- [Problem requirements]: Look through the material below for "this". Copy every line that contains it.

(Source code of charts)
§

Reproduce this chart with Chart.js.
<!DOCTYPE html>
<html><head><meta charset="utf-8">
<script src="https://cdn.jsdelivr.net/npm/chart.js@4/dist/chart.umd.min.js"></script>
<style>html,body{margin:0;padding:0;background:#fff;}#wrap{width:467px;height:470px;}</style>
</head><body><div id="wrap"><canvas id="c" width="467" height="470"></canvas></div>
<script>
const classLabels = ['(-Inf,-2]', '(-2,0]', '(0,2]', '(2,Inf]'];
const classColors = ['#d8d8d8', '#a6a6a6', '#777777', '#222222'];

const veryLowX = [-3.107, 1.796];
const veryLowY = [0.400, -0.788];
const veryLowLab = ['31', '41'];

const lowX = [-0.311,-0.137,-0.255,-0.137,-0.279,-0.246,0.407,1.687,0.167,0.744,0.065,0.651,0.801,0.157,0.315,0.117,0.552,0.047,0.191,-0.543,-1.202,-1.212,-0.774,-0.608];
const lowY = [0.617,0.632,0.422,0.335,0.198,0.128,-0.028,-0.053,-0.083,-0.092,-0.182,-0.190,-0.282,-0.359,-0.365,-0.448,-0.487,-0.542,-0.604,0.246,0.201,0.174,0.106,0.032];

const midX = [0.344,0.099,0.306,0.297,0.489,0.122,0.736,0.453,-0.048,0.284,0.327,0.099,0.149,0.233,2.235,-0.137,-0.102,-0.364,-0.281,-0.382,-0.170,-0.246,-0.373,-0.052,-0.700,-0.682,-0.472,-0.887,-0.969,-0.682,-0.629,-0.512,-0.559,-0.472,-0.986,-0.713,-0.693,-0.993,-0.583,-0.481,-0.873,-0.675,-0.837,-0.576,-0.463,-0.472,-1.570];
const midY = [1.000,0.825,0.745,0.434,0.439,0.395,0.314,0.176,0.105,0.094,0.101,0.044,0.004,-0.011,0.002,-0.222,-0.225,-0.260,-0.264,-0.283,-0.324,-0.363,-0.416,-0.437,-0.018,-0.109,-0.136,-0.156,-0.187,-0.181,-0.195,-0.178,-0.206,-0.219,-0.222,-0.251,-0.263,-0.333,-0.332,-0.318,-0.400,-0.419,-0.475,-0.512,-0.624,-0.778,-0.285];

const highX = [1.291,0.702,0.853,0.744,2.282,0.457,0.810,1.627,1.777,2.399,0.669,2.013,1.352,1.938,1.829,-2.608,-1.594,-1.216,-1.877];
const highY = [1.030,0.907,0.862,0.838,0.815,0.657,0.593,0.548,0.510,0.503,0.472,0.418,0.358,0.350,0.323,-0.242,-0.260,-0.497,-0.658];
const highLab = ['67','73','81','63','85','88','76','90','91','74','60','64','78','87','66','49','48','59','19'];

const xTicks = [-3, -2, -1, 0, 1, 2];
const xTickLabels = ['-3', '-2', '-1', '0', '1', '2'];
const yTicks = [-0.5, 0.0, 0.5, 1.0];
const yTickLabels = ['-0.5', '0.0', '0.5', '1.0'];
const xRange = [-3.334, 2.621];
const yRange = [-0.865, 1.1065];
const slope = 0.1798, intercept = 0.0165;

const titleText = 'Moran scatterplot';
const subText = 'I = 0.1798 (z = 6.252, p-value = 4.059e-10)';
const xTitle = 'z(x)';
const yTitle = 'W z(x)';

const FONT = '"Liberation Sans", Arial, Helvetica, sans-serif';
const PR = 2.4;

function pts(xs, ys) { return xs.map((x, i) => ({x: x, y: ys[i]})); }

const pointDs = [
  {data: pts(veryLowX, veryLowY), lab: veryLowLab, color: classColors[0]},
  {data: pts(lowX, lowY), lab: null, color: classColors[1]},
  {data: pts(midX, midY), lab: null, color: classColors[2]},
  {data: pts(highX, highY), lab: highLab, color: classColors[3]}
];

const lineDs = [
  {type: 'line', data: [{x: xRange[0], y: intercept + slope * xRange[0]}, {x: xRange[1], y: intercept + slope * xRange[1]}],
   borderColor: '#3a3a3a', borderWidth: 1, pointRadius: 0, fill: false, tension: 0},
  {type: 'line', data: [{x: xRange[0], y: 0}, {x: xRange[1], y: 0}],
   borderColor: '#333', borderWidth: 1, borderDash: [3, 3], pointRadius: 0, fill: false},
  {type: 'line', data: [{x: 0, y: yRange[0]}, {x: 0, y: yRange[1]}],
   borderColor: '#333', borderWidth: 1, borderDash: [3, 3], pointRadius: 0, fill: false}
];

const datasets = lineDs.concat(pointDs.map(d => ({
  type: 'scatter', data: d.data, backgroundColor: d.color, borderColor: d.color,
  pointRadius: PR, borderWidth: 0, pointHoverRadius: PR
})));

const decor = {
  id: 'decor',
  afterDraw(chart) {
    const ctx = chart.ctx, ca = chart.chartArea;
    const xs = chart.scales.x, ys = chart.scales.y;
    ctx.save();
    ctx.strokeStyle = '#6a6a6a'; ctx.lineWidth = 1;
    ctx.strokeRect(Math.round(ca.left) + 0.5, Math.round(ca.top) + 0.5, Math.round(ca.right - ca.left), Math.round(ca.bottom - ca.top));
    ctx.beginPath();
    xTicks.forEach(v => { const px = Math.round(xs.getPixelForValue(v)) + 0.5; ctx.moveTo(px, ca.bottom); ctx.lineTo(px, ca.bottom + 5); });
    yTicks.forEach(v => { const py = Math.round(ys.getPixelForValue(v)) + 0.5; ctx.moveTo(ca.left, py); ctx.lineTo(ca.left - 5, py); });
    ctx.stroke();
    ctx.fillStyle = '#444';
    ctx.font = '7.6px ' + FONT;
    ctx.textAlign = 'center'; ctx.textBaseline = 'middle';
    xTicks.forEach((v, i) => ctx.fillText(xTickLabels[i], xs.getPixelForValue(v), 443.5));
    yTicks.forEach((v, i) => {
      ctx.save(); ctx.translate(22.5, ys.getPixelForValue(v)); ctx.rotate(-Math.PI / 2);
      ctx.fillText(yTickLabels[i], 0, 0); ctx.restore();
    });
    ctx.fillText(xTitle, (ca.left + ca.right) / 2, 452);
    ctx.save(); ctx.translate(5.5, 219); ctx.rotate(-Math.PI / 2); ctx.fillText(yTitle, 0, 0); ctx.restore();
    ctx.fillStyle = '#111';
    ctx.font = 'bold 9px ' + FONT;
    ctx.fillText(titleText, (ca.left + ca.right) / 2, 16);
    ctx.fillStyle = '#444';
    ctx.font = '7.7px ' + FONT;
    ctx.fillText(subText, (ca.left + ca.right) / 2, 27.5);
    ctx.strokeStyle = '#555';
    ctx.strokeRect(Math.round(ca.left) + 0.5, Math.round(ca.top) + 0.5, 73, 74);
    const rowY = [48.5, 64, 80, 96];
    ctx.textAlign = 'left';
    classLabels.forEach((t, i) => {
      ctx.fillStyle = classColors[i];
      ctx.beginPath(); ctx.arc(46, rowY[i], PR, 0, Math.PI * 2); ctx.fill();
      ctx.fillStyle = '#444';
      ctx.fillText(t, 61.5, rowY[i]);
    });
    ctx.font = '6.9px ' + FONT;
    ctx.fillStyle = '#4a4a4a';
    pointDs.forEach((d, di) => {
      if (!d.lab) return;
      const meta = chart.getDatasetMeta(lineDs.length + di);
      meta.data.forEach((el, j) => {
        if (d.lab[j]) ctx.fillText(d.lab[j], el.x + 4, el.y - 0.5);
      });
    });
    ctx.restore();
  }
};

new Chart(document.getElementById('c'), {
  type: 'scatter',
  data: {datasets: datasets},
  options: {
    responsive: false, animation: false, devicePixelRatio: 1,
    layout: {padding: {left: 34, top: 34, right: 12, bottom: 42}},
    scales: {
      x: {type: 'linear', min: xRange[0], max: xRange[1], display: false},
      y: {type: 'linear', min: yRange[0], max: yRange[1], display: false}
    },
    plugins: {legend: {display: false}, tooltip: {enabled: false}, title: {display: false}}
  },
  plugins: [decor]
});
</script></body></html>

§

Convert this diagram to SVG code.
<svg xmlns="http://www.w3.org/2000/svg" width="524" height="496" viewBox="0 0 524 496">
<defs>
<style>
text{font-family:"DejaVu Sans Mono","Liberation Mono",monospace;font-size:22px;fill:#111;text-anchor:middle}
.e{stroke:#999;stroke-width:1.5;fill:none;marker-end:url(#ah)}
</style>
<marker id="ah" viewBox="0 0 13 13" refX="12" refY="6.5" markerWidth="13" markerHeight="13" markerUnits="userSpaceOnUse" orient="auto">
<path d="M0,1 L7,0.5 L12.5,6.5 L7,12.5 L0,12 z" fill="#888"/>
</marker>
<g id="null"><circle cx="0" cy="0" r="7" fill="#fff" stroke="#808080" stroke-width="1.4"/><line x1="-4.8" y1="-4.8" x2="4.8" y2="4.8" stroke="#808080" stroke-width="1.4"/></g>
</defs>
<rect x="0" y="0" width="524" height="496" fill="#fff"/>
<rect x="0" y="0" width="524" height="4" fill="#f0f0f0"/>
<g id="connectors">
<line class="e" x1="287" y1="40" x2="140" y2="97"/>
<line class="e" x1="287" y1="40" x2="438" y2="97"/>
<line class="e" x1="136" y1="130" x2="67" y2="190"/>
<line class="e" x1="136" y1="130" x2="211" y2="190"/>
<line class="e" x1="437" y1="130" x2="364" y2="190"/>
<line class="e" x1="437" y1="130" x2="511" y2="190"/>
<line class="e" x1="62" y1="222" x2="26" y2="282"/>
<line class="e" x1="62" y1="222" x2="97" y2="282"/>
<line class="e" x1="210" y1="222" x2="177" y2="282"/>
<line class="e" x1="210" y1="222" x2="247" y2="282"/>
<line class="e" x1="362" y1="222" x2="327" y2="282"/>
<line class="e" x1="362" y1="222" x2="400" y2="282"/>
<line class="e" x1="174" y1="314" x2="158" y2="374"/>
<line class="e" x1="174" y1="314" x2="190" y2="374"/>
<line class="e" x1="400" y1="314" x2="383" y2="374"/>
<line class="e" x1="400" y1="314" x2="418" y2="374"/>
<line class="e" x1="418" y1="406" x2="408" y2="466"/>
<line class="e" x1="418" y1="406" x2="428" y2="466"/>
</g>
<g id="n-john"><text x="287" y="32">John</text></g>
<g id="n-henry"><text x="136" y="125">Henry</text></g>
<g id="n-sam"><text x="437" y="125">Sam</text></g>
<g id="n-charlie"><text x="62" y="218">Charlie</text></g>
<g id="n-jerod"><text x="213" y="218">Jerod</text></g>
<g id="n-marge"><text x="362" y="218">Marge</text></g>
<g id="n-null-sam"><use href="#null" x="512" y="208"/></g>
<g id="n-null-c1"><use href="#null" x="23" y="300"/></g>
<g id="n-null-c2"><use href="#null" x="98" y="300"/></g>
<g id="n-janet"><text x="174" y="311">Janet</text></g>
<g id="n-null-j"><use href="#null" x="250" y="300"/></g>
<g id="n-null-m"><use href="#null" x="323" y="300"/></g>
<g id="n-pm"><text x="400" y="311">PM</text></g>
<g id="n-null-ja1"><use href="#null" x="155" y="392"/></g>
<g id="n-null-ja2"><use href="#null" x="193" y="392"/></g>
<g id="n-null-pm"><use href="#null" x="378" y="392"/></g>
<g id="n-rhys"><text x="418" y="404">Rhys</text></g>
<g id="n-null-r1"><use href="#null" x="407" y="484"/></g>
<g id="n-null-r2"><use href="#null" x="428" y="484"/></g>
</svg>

§

- [Written solution]:
Reproduce this chart with Chart.js.
Convert this diagram to SVG code.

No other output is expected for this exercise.